Energie-Perspektiven: Null Emissionen erreichen Sie nur unter der Vorraussetzung, dass Sie die abgetrennten Abgase auffangen und sicher lagern können.

BMWI: Die heute anfallenden Kohlendioxid-Mengen sind nur zu einem geringen Prozentsatz wiederverwendbar, z.B. in der Getränkeindustrie. Selbstverständlich ist daher eine sichere akzeptable, bezahlbare und ausreichende Deponierung des abgefangenen Kohlendioxids Voraussetzung für solche Konzepte. Als Deponien kommen einige geologische Strukturen in Frage. In Deutschland eignen sich nach Auskunft der BGR (Bundesanstalt für Geowissenschaften und Rohstoffe) vor allem erschöpfte Erdgas-Lagerstätten, wie wir sie im norddeutschen Raum finden. Sie haben schon unter Beweis gestellt, dass sie Gas über gewaltige Zeiträume sicher speichern können. Deren Kapazitäten reichen allerdings nicht aus. Tiefliegende, salzwasserführende Sedimentschichten (Aquifere) haben das größte in Deutschland verfügbare Speicherpotenzial. Die Langzeitsicherheit ist hier aber noch intensiv zu erforschen. Eine Verklappung im Meer kommt aus heutiger Sicht nicht in Frage. Wir wissen zu wenig darüber, wie sich ein Kohlendioxid-See auf dem Meeresgrund auswirken würde.

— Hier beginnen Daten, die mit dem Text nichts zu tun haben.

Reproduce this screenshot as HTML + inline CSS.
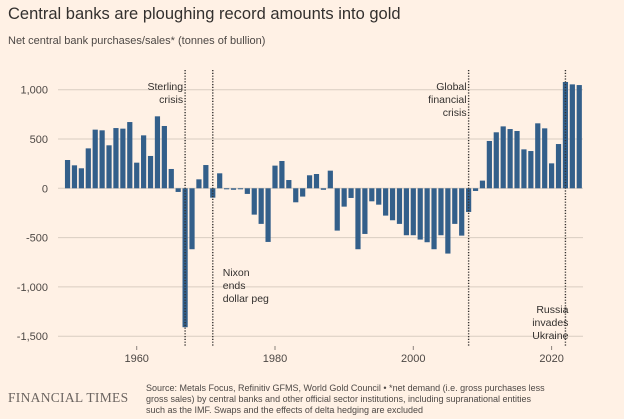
<!DOCTYPE html>
<html><head><meta charset="utf-8"><style>
body{margin:0;background:#fff1e5;width:624px;height:419px;overflow:hidden;font-family:"Liberation Sans",sans-serif;}
svg{position:absolute;left:0;top:0}
</style></head><body>
<svg width="624" height="419">
<text x="8" y="19" font-size="16.5" fill="#33302e">Central banks are ploughing record amounts into gold</text>
<text x="8" y="44" font-size="11" fill="#4d4845">Net central bank purchases/sales* (tonnes of bullion)</text>
<g id="grid"></g><g id="bars"></g><g id="events"></g><g id="xaxis"></g>
<text x="8" y="402" font-size="13.5" fill="#6b6460" font-family="Liberation Serif,serif" letter-spacing="0.3">FINANCIAL TIMES</text>
<g font-size="9" fill="#4d4845">
<text x="146" y="391">Source: Metals Focus, Refinitiv GFMS, World Gold Council • *net demand (i.e. gross purchases less</text>
<text x="146" y="402">gross sales) by central banks and other official sector institutions, including supranational entities</text>
<text x="146" y="413">such as the IMF. Swaps and the effects of delta hedging are excluded</text>
</g>
</svg>
<script>
const years=[];for(let y=1950;y<=2024;y++)years.push(y);
const values=[287,233,203,405,595,588,436,611,605,672,260,537,328,730,632,196,-37,-1409,-618,91,236,-95,152,-5,-15,-10,-57,-267,-361,-544,230,277,84,-142,-84,132,145,-15,179,-429,-186,-98,-618,-463,-132,-166,-277,-324,-361,-476,-476,-520,-547,-618,-476,-662,-361,-480,-240,-27,78,480,568,628,601,581,395,378,659,608,253,449,1078,1054,1047];
const yTicks=[1000,500,0,-500,-1000,-1500];
const yTickLabels=["1,000","500","0","-500","-1,000","-1,500"];
const xTicks=[1960,1980,2000,2020];
const eventYears=[1967,1971,2008,2022];
const NS="http://www.w3.org/2000/svg";
const X=y=>136.7+(y-1960)*6.915;
const Y=v=>188.3-v*0.0986;
function mk(t,a,p){const e=document.createElementNS(NS,t);for(const k in a)e.setAttribute(k,a[k]);p.appendChild(e);return e;}
const g=document.getElementById('grid');
yTicks.forEach((v,i)=>{
 const l=mk('line',{x1:58,x2:583,y1:Y(v),y2:Y(v),stroke:'#d9cdc1','stroke-width':1},g);
 
 
 const t=mk('text',{x:48,y:Y(v)+4,'text-anchor':'end','font-size':11,fill:'#4d4845'},g);
 t.textContent=yTickLabels[i];
 
 
});
const b=document.getElementById('bars');
years.forEach((yr,i)=>{
 const v=values[i];
 const r=mk('rect',{x:X(yr)-2.6,y:Math.min(Y(v),Y(0)),width:5.2,height:Math.max(Math.abs(Y(v)-Y(0)),1),fill:'#335f8a'},b);
 
 
});
const ev=document.getElementById('events');
eventYears.forEach(yr=>{
 const l=mk('line',{x1:X(yr),x2:X(yr),y1:70,y2:347,stroke:'#33302e','stroke-width':1.4,'stroke-dasharray':'1.2 1.6'},ev);
 
 
});
function ann(lines,x,y,anchor,name){
 lines.forEach((s,i)=>{const t=mk('text',{x:x,y:y+i*13,'text-anchor':anchor,'font-size':10.5,fill:'#33302e'},ev);t.textContent=s;
 
 });
}
ann(["Sterling","crisis"],X(1967)-2,90,'end','annotation-sterling');
ann(["Nixon","ends","dollar peg"],X(1971)+10,276,'start','annotation-nixon');
ann(["Global","financial","crisis"],X(2008)-2,90,'end','annotation-gfc');
ann(["Russia","invades","Ukraine"],X(2022)+3,313,'end','annotation-russia');
const xa=document.getElementById('xaxis');
xTicks.forEach(yr=>{
 const l=mk('line',{x1:X(yr),x2:X(yr),y1:346,y2:350,stroke:'#8a827c'},xa);
 
 
 const t=mk('text',{x:X(yr),y:362,'text-anchor':'middle','font-size':11,fill:'#4d4845'},xa);
 t.textContent=yr;
 
 
});
</script>
</body></html>
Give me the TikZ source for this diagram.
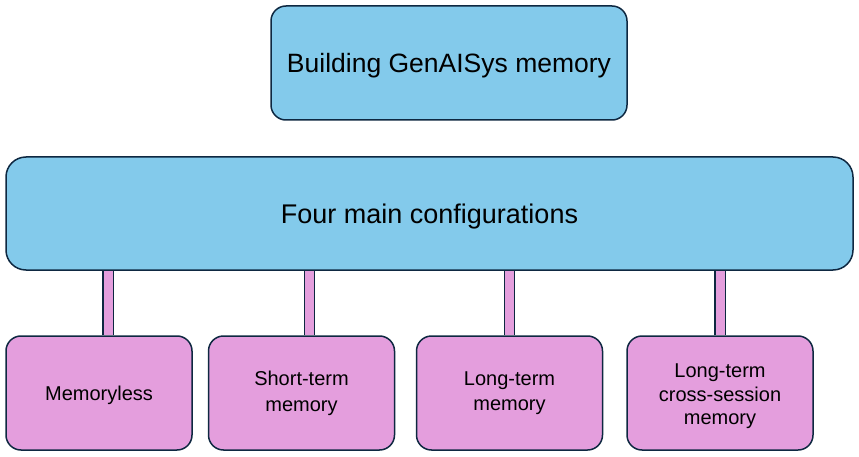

Energie-Perspektiven: Wie ist die gesellschaftliche Akzeptanz für Pläne, Kohlendioxid auf diese Weise zu entsorgen?

BMWI: Diese Möglichkeiten wurden in Deutschland bisher kaum diskutiert. Es gibt jedoch Hinweise darauf, dass das Bundesumweltministerium diesen Plänen noch kritisch gegenüber steht.

Energie-Perspektiven: Können Sie sich ein Szenario vorstellen, in dem wir ohne fossile Brennstoffe auskommen?

BMWI: Alle Prognosen bis 2020 und teilweise darüber hinaus sehen die Hauptlast der Stromerzeugung bei den fossilen Brennstoffen. Bis dahin werden wir zwar den Anteil der regenerativen Energien nach Ergebnissen der Prognosstudie von derzeit 6 auf 12 Prozent steigern können, ein Verzicht auf Kohle oder Erdgas ist in den nächsten 20 bis 30 Jahren sicher nicht machbar.